Potential hazards concern Legacy project
Potential environmental hazards have forced the Montana Legacy Project to put its plans for Kootenai National Forest on the back burner.
A recent study of wind patterns and asbestos levels in tree bark around the W.R. Grace mine north of Libby has potential buyers of the adjacent 13,000 acres up Pipe Creek waiting.
Selected by Plum Creek Timber Co., The Nature Conservancy and the Trust for Public Land, the proposed acreage is now held in an option to buy.
“In the course of performing due diligence in purchasing the land for this project, we need to see what kind of hazards are out there, including environmental hazards,” said Chris Byrant, The Nature Conservancy’s western Montana director of outreach.
Bryant said the land has been put into an option to buy but is no longer part of any phase of the Legacy Lands. That option will expire three years from now.
Bryant said they would not want to purchase lands with “the potential for an environmental hazard.”
“Basically, we agreed to move the lands into an option by request from the conservation organizations,” said Kathy Budinick, director of communications for Plum Creek.
Budinick said the lands are chosen based on a “coming together of Plum Creek and the conservation groups. There is lots of back and forth and each group had different ideas about what lands to put in and not put in.”
She also said that Plum Creek wanted to keep lands within proximity of their mills in Kalispell and Columbia Falls.
“It is better for us to maintain lands closer to the mills,” she said.
Eric Love, Northern Rockies director with the trust, said they want to know exactly what they are acquiring.
“Our goal for now and next summer is to sit down with elected officials, timber industry and business leaders so folks can decide what they want to see for the future of this forested landscape,” Love said.
Love said the trust might hold a public forum, but next spring and summer they will conduct further environmental assessments on the acreage.

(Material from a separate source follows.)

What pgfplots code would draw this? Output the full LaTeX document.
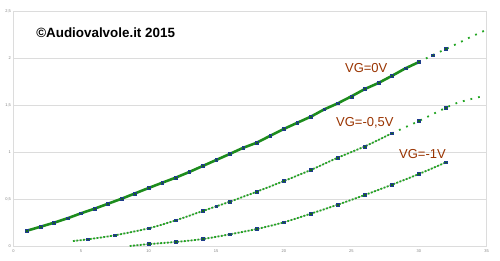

John Konzen, Lincoln County commissioner, said the three-year option would give local officials time to explore alternatives for the lands, which could include a community forest.
“The community could own a piece of land, much like a trust with the ability to generate revenue and maintain multiple-use status,” Konzen said. “We are going to explore the community forest and see if we can be proactive and move on it.”
With the glacial process required for forest management by the federal government, Konzen said the county is interested in seeing the lands remain in either state or local control.
The KNF lands were originally included in the Legacy project, which has three phases of purchases ending in December 2010. It includes the sale of 310,000 acres privately owned by Plum Creek to the tune of $500 million.
Of the total acres, 111,000 are slated for federal acquisition, another 111,000 for the state and the remainder is being worked out, Love said.
“The plan is for the purchased lands to be transferred into a mixture of private, state and federal ownership,” a June 2008 press release states. “The lands sold into private ownership will be subject to conservation easements that will restrict subdivision and home development. A key goal is the continuation of public access to these lands for hunting, fishing, camping and recreation, as Plum Creek allowed during its ownership.”
A contract contingency allows Plum Creek to continue timber harvests for another 10 years, with a possible five-year extension, and would maintain productive timber management.